The inherent contradictions in EMH: The flaccid type means no one has ever been tipped off that a merger is a done deal before its inked. It meant Kenny Boy Lay had no idea he was a doucher of a fraud until he was convicted of being one. It means Brooksley Born’s opinions about CDSs were no better than Greenspan’s, though one based her opinion on fact, the other on the economic theories of a shitty novelist (Ayn Rand).

(Really. The last time Greeny was called before Congress he was asked whether the events leading to, causing, and in the recession had caused him to reconsider his Do Not Touch policy regarding Wall Street. And he said that everything he believed about the economy was wrong. I’m unsure if he said that millions of Americans had obviously not acted in rational self-interest on their way to bankruptcy. But I do know that for once in his life he admitted the need to regulate Wall Street. And he seemed a broken, very old man that day.)

The semis, by definition, admit that anyone who has information that is not available to the rest of the public has an advantage.

The strong ones? Sorry, no. Not all info is applied to all stocks at all times through the individually motivated trades made by millions.

And that’s the Big Fail of EMH: The Market isn’t a god our government can or should have faith in, nor offer it the first-fruits of economic stimulus cash (which, I recently learned, involved the government actually signing off on at least some of the finance d-bags’ salaries and bonuses).

The market is a bunch of people who know a bunch of different things who buy some of the same stocks for different goals and who do not read every scrap of information about every position they hold.

And there’s this: No matter what information available, a person isn’t going to think rationally about it. We’re victims to the psychological biases evolution has bred into us, and most people don’t “think” a certain way about something, they “feel” it. And the latter is given more importance.

People see patterns where there are none. Imagine causes for all effects. Like to move as a herd (groupthink, thanks Orwell). Give more importance to more recent events. Believe anything if it’s repeated enough times (see national debt). Believe more strongly when given evidence not to. Learn whatever we want to from whatever we are given. And so on.

I’m sure I needn’t spell out the ways in which these biases affect investment decisions. …Just as I was sure I didn’t need to list all the others.

(What does knowing our biases teach us? That we will never fucking learn.)

And so no, the almighty goddam market is not efficient because humans aren’t. The market also is a manic-depressive, which does not speak well of the investor class.

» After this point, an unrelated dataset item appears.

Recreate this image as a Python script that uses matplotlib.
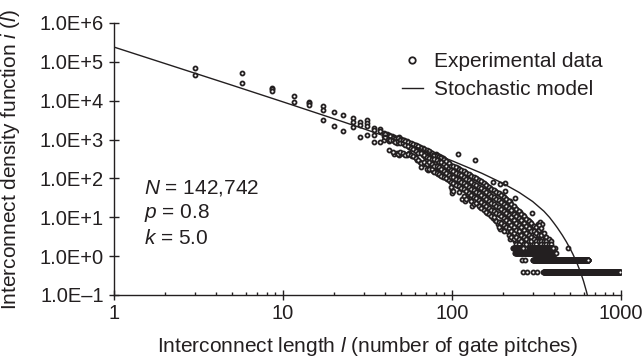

BUT WHAT’S ALL THIS, THEN? I set upon my research looking for how markets justified themselves. They’ve never been asked to.

And the financial industry that serves the stock markets that are said to both drive and reflect our economy? How could it be too big to fail? The fact is, financial firms are companies just like all others. Let’s say most of them went belly up years ago.

How would your life be different today?

Fuck Wall Street.


PS: Let’s suppose, thanks to our pals the RoboTraders, The Market were to become, at last, adherent to the principles of strong EMH. Robots would act instantly to all information they received. What would this mean?

First, I suspect the market-as-robots wouldn’t couple as well with very human corporations. But that’s no fun. Time to go sci-fi. Let’s say a robot’s overriding goal is to make the most money possible. Say it finds more like-minded bots. …The moral ends up being robots would collude like crazy and not get caught. Or perhaps plan on being caught at a planned-for moment. It will have done its best, and could give a fuck about federal time.

Finally, the way to keep making money in the market is for the market to never lose value. Simple as that. So-called profit-taking here and there is well and good, but the most rational thing to do, when able to act only on the market, is to ensure it moves ever-upward.

OH! This too: They’d buy the hell out of some US debt.